Telegram still continues to serve as the group’s digital safe haven for its flourishing propaganda efforts. As part of this study, we even observed that multiple telegram accounts of admins of pro-ISKP group chats have remained intact for months. This shows that there is an urgent need on the part of Telegram to relaunch large-scale takedown campaigns in synergy with the Financial Action Task Force (FATF), Europol and the United Nations Office of Counter-Terrorism (UNOCT) to prevent the further expansion of its online media activities. Similarly, on IS’s Rocket.Chat server, a few Indian IS supporters claiming to be from South India are looking to network with other like-minded Indian IS sympathisers to plan and execute terror plots against India.

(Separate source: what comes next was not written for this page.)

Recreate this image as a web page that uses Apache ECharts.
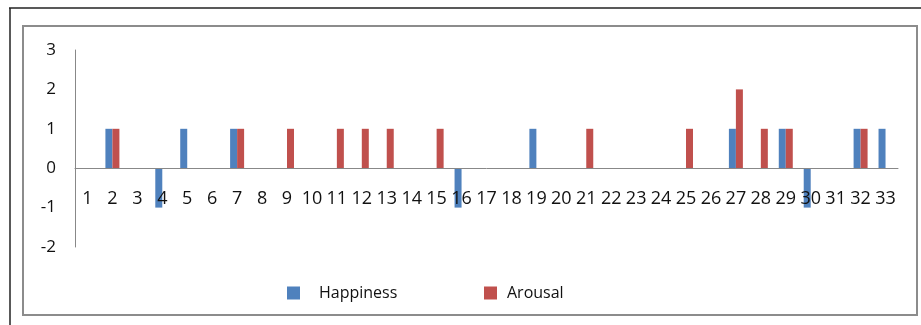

Countering the group’s growing media outreach is a first step in obstructing further battlefield victories and operational successes at a time when there is a looming threat of the terror group launching attacks as far as in Europe and the US and inspiring its followers to do the same. Though the Taliban’s operations against ISKP and the infiltration of spies into the group have undermined the group’s capabilities, ISKP continues to regularly produce and actively disseminate media material, including audio, video and its flagship magazine Voice of Khorasan in Pashto, Arabic and English. This shows the group’s strong resolve to reach out to its target audience despite facing operational setbacks and regular takedowns on mainstream social media platforms and encrypted applications like Telegram. The group’s resilience on the battlefield as well as in the digital space represents a colossal challenge to counterterrorism authorities around the world, including India.